[Problem description]
Give the material once more, word for word, without any images.

[Collected material]
_ _ _ _
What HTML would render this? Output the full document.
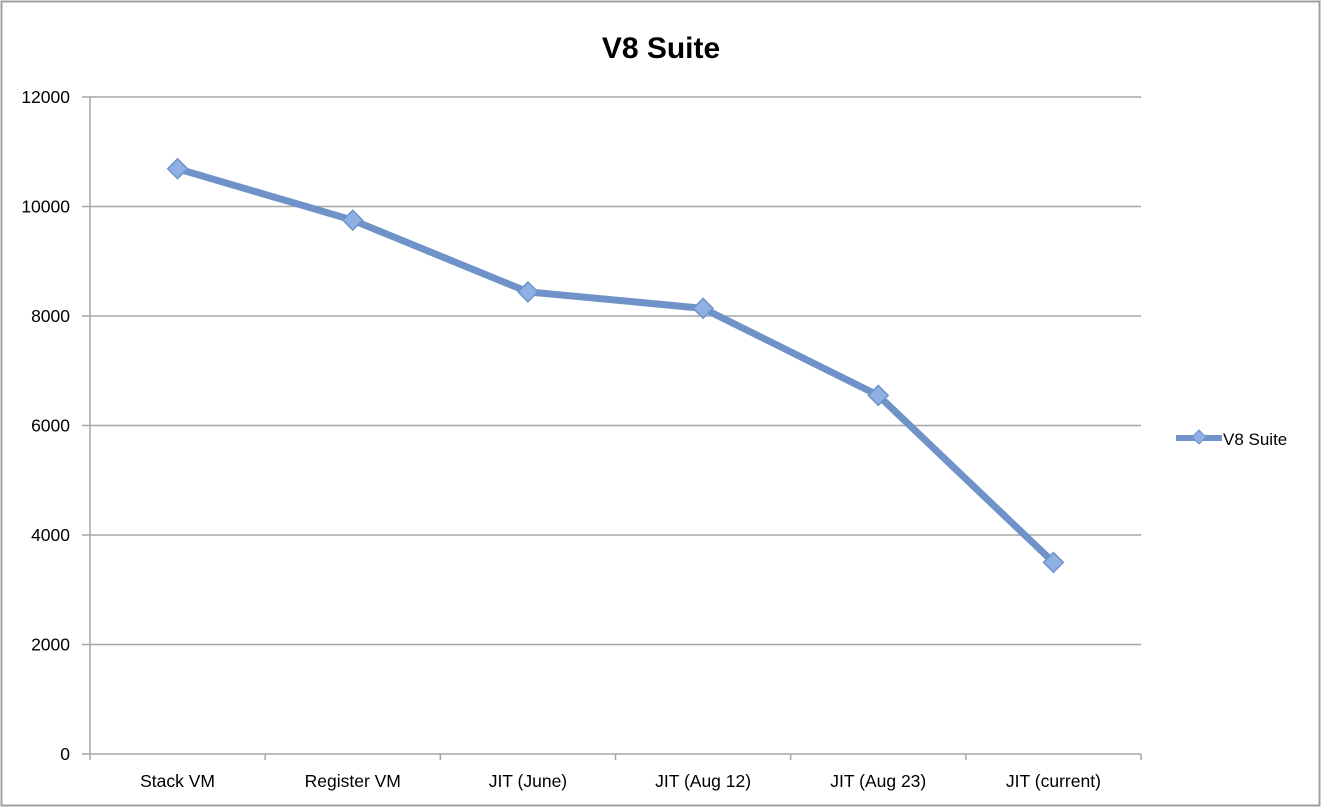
<!DOCTYPE html>
<html><head><meta charset="utf-8"><style>
body{margin:0;background:#fff}
svg{display:block;font-family:"Liberation Sans",sans-serif}
</style></head><body>
<svg id="chart" width="1322" height="808">
<rect x="1.5" y="1.5" width="1318" height="804" fill="#fff" stroke="#a0a0a0" stroke-width="2"/>
<text x="661" y="58" text-anchor="middle" font-size="30" font-weight="bold">V8 Suite</text>
<g id="grid"></g><g id="axes"></g><g id="series"></g>
<g>
<line x1="1176" y1="438" x2="1222" y2="438" stroke="#6f93c9" stroke-width="6"/>
<rect x="1194" y="432" width="10" height="10" fill="#8eb0e2" stroke="#6f93c9" transform="rotate(45 1199 437)"/>
<text x="1223" y="445" font-size="17">V8 Suite</text>
</g>
</svg>
<script>
const categories=["Stack VM","Register VM","JIT (June)","JIT (Aug 12)","JIT (Aug 23)","JIT (current)"];
const values=[10690,9750,8440,8140,6550,3500];
const yTicks=[0,2000,4000,6000,8000,10000,12000];
const NS="http://www.w3.org/2000/svg";
const L=90,R=1141,T=97,B=754,yMax=12000;
const bw=(R-L)/categories.length;
const xs=i=>L+bw*(i+0.5);
const ys=v=>B-(v/yMax)*(B-T);
function mk(tag,attrs,parent,txt){const e=document.createElementNS(NS,tag);for(const k in attrs)e.setAttribute(k,attrs[k]);if(txt!=null)e.textContent=txt;parent.appendChild(e);return e;}
const grid=document.getElementById('grid'),axes=document.getElementById('axes'),ser=document.getElementById('series');
yTicks.forEach(t=>{
 const y=ys(t);
 const g=mk('line',{x1:82,x2:R,y1:y,y2:y,stroke:'#a6a6a6','stroke-width':1.5},grid);
 
 
 const lb=mk('text',{x:70,y:y+6,'text-anchor':'end','font-size':17.5},axes,String(t));
 
 
});
const ax=mk('line',{x1:L,x2:L,y1:T,y2:B,stroke:'#a6a6a6','stroke-width':1.5},axes);


for(let i=0;i<=categories.length;i++){
 const x=L+bw*i;
 const tk=mk('line',{x1:x,x2:x,y1:B,y2:B+6,stroke:'#a6a6a6','stroke-width':1.5},axes);
 
 
}
categories.forEach((c,i)=>{
 const t=mk('text',{x:xs(i),y:787,'text-anchor':'middle','font-size':17.5},axes,c);
 
 
});
const pts=values.map((v,i)=>xs(i)+','+ys(v)).join(' ');
const pl=mk('polyline',{points:pts,fill:'none',stroke:'#6f93c9','stroke-width':7,'stroke-linejoin':'round'},ser);


values.forEach((v,i)=>{
 const x=xs(i),y=ys(v);
 const m=mk('rect',{x:x-7,y:y-7,width:14,height:14,fill:'#8eb0e2',stroke:'#6f93c9','stroke-width':1.5,transform:`rotate(45 ${x} ${y})`},ser);
 
 
});
</script>
</body></html>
_ _ _ _
[Task solution]
What HTML would render this? Output the full document.
<!DOCTYPE html>
<html><head><meta charset="utf-8"><style>
body{margin:0;background:#fff}
svg{display:block;font-family:"Liberation Sans",sans-serif}
</style></head><body>
<svg id="chart" width="1322" height="808">
<rect x="1.5" y="1.5" width="1318" height="804" fill="#fff" stroke="#a0a0a0" stroke-width="2"/>
<text x="661" y="58" text-anchor="middle" font-size="30" font-weight="bold">V8 Suite</text>
<g id="grid"></g><g id="axes"></g><g id="series"></g>
<g>
<line x1="1176" y1="438" x2="1222" y2="438" stroke="#6f93c9" stroke-width="6"/>
<rect x="1194" y="432" width="10" height="10" fill="#8eb0e2" stroke="#6f93c9" transform="rotate(45 1199 437)"/>
<text x="1223" y="445" font-size="17">V8 Suite</text>
</g>
</svg>
<script>
const categories=["Stack VM","Register VM","JIT (June)","JIT (Aug 12)","JIT (Aug 23)","JIT (current)"];
const values=[10690,9750,8440,8140,6550,3500];
const yTicks=[0,2000,4000,6000,8000,10000,12000];
const NS="http://www.w3.org/2000/svg";
const L=90,R=1141,T=97,B=754,yMax=12000;
const bw=(R-L)/categories.length;
const xs=i=>L+bw*(i+0.5);
const ys=v=>B-(v/yMax)*(B-T);
function mk(tag,attrs,parent,txt){const e=document.createElementNS(NS,tag);for(const k in attrs)e.setAttribute(k,attrs[k]);if(txt!=null)e.textContent=txt;parent.appendChild(e);return e;}
const grid=document.getElementById('grid'),axes=document.getElementById('axes'),ser=document.getElementById('series');
yTicks.forEach(t=>{
 const y=ys(t);
 const g=mk('line',{x1:82,x2:R,y1:y,y2:y,stroke:'#a6a6a6','stroke-width':1.5},grid);
 
 
 const lb=mk('text',{x:70,y:y+6,'text-anchor':'end','font-size':17.5},axes,String(t));
 
 
});
const ax=mk('line',{x1:L,x2:L,y1:T,y2:B,stroke:'#a6a6a6','stroke-width':1.5},axes);


for(let i=0;i<=categories.length;i++){
 const x=L+bw*i;
 const tk=mk('line',{x1:x,x2:x,y1:B,y2:B+6,stroke:'#a6a6a6','stroke-width':1.5},axes);
 
 
}
categories.forEach((c,i)=>{
 const t=mk('text',{x:xs(i),y:787,'text-anchor':'middle','font-size':17.5},axes,c);
 
 
});
const pts=values.map((v,i)=>xs(i)+','+ys(v)).join(' ');
const pl=mk('polyline',{points:pts,fill:'none',stroke:'#6f93c9','stroke-width':7,'stroke-linejoin':'round'},ser);


values.forEach((v,i)=>{
 const x=xs(i),y=ys(v);
 const m=mk('rect',{x:x-7,y:y-7,width:14,height:14,fill:'#8eb0e2',stroke:'#6f93c9','stroke-width':1.5,transform:`rotate(45 ${x} ${y})`},ser);
 
 
});
</script>
</body></html>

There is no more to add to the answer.